Gov. Brian Sandoval signed bills Friday aimed at helping veterans, including one that provides $14 million to build a Northern Nevada Veterans Home, in what he said is an effort to make Nevada the most military- and veteran-friendly state in the nation.
Sandoval held a signing ceremony at the American Legion Post in Reno on Friday, the last day he had to approve or veto bills passed during the legislative session that ended last week. The Republican governor signed 549 bills into law after the session, but he told attendees he had saved signing the best bill for last.
“What really brought me to this was a life-changing experience — to be able to go to Iraq, Afghanistan and Kuwait and meet the people who served,” Sandoval said, referring to trips he took last fall and in 2011. “I really feel we owe a debt of gratitude that we can never repay.”
The Republican governor approved AB491, which provides funding for a wide range of state capital improvement projects, including the money for a 96-bed veterans’ nursing home in Reno to complement one in southern Nevada. The federal government is expected to kick in a grant of about $28 million to complete the project, and officials say construction could be finished as early as late 2016.
The $14 million state investment, which was out of reach a few years ago during the economic downturn, “would not have happened unless the governor hadn’t said repeatedly, ‘We will not let this go,’ “ said Caleb Cage, Sandoval’s director of military and veterans policy.

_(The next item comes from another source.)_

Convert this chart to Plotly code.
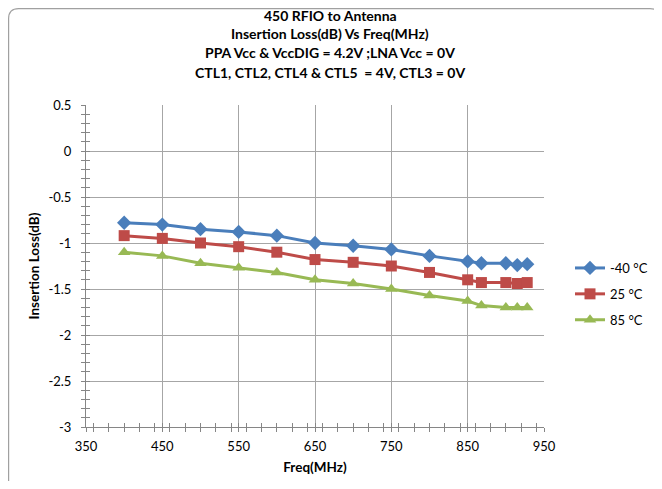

Sandoval also signed AB71, which gives businesses a break on their payroll taxes when they hire an unemployed veteran and allows survivors of fallen Nevada National Guard members a break on sales taxes. He approved AB89, which allows private sector employers to give a preference to hiring veterans and their spouses.
He signed AB241, which creates a Women Veterans Advisory Committee to address the unique needs of female veterans, and AB482, which promotes research on how to improve outcomes for veterans.
Cage said committees that convened in 2014 developed about 50 recommendations for improving veteran services in Nevada, and almost all of them came to pass during the 2015 legislative session. By contrast, the veteran community put forth about eight recommendations in the 2013 session.
“In my almost eight years of working for the veteran community in the state of Nevada,” Cage said, “this has been by far the most we’ve been able to effect change.”
Other measures Sandoval approved in his final batch of bill signings Thursday and Friday included:
SB503, which requires schools with a high percentage of low-income students to offer breakfast after the school day begins. It also provides $2 million in startup grants for schools to launch the program.
AB394, which calls for studying the potential breakup of the Clark County School District. Any plan to break up the district must be approved by the legislative commission, which is made up of Nevada lawmakers.
AB448, which calls for the six lowest-performing school districts in the state to eventually convert into charter schools under the jurisdiction of a new “Achievement School District.”
AB483, which requires that school districts set aside money to give performance-based bonuses to the best teachers and administrators.